The ingestr pip package can be used as a Python library when your source data already lives in Python: API responses, yielded pages, dictionaries, pandas DataFrames, Polars DataFrames, or PyArrow tables.

The SDK still runs the bundled ingestr binary for the actual ingestion work. Python data is passed to the process as Arrow IPC by default, so the Go pipeline can load it into any supported destination.

Installation

Install ingestr with the SDK extra:

sh
pip install 'ingestr[sdk]'

The sdk extra installs pyarrow, which is required for Python data ingestion.

Ingest rows

Pass an iterable of mapping-like rows to ingestr.ingest:

python
import ingestr

ingestr.ingest(
    [
        {"id": 1, "name": "Ada"},
        {"id": 2, "name": "Grace"},
    ],
    dest_uri="duckdb:///tmp/warehouse.duckdb",
    dest_table="main.people",
)

Rows can be dictionaries, dataclasses, Pydantic models, named tuples, or regular Python objects with attributes.

Ingest yielded data

Generator functions can yield individual rows or pages of rows:

python
import ingestr

def events():
    yield {"id": 1, "event": "signup"}
    yield [
        {"id": 2, "event": "purchase"},
        {"id": 3, "event": "refund"},
    ]

ingestr.ingest(
    events,
    dest_uri="postgresql://user:pass@localhost:5432/app",
    dest_table="public.events",
)

You can also pass an already-created generator:

python
ingestr.ingest(events(), dest_uri="postgresql://...", dest_table="public.events")
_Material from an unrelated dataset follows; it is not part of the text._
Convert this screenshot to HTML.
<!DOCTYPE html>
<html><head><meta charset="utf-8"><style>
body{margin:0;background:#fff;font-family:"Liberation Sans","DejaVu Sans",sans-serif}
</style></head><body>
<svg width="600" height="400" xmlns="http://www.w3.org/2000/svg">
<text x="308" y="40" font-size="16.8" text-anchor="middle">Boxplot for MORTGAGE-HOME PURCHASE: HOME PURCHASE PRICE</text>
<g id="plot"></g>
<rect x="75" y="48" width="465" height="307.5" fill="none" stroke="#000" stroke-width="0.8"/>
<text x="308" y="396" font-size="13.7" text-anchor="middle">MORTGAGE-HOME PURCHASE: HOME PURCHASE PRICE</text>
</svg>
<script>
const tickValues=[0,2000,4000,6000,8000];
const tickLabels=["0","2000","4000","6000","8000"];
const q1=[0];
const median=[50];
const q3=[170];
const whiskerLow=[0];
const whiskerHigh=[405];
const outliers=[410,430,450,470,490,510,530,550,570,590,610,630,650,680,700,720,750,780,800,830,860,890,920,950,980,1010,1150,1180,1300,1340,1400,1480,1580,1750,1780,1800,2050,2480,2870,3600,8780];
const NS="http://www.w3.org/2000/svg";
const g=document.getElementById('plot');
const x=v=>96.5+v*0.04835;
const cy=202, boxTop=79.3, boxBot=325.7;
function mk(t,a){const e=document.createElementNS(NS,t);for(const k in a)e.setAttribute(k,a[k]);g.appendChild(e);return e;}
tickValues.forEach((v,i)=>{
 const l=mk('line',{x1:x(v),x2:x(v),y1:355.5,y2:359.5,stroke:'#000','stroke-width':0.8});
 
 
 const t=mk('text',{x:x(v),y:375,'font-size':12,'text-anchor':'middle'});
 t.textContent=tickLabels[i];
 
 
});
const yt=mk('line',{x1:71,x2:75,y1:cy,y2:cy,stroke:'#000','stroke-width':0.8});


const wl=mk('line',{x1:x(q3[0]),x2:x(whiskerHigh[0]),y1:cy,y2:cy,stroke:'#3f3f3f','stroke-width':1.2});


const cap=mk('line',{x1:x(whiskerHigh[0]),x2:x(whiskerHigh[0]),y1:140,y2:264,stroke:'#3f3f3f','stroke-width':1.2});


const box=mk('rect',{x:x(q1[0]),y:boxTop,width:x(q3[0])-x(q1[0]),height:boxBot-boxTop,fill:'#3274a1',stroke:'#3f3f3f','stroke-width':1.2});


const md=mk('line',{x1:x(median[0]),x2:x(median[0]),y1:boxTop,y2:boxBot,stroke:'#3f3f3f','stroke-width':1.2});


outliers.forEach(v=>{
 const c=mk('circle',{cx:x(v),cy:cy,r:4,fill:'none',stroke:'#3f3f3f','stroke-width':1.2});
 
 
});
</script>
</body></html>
If your function needs arguments, pass a wrapper:

python
def events_for_account(account_id):
    for page in client.list_events(account_id):
        yield page["items"]

ingestr.ingest(
    lambda: events_for_account("acct_123"),
    dest_uri="postgresql://...",
    dest_table="public.events",
)

Async generators are not supported yet. Use a synchronous iterator or collect pages from async code before passing them to ingestr.ingest.
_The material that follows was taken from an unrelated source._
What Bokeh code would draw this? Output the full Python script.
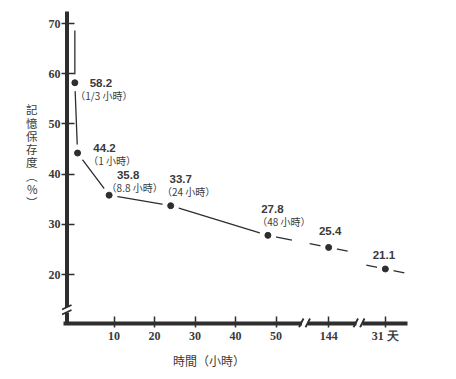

Ingest DataFrames and Arrow data

The same ingestr.ingest method accepts pandas DataFrames, Polars DataFrames, PyArrow tables, PyArrow record batches, and PyArrow record batch readers:

python
ingestr.ingest(
    df,
    dest_uri="duckdb:///tmp/warehouse.duckdb",
    dest_table="main.events",
)

Push data with a context manager

For push-style code, omit the data argument and use ingestr.ingest as a context manager. The value yielded by the context manager is a callable sink that accepts the same data shapes as ingestr.ingest(data, ...).

python
with ingestr.ingest(
    dest_uri="postgresql://user:pass@localhost:5432/app",
    dest_table="public.events",
) as ingest:
    for response in client.list_events():
        ingest(response["items"])

result = ingest.result

A bare yield inside the with block yields from your Python function; it does not send data to ingestr. Use the sink function inside the block, or pass a generator function directly to ingestr.ingest.

Transport options

By default, Python data is streamed to the bundled binary over Arrow IPC:

python
ingestr.ingest(rows, dest_uri="duckdb:///tmp/warehouse.duckdb", dest_table="main.rows")

For very large already-materialized DataFrames or Arrow tables, you can use the mmap Arrow IPC file transport:

python
ingestr.ingest(
    df,
    dest_uri="duckdb:///tmp/warehouse.duckdb",
    dest_table="main.events",
    transport="mmap",
)

Use the default stream transport for generators and data produced incrementally. Use transport="mmap" when the data is already materialized and you want the binary to read it from an Arrow IPC file.

CLI passthrough

The Python package also exposes helpers for running the CLI directly:

python
ingestr.run(["ingest", "--source-uri", "...", "--dest-uri", "...", "--source-table", "..."])

Use run_cli when you want keyword arguments mapped to ingestr ingest flags:

python
ingestr.run_cli(
    source_uri="csv:///tmp/events.csv",
    source_table="events",
    dest_uri="duckdb:///tmp/warehouse.duckdb",
    dest_table="main.events",
)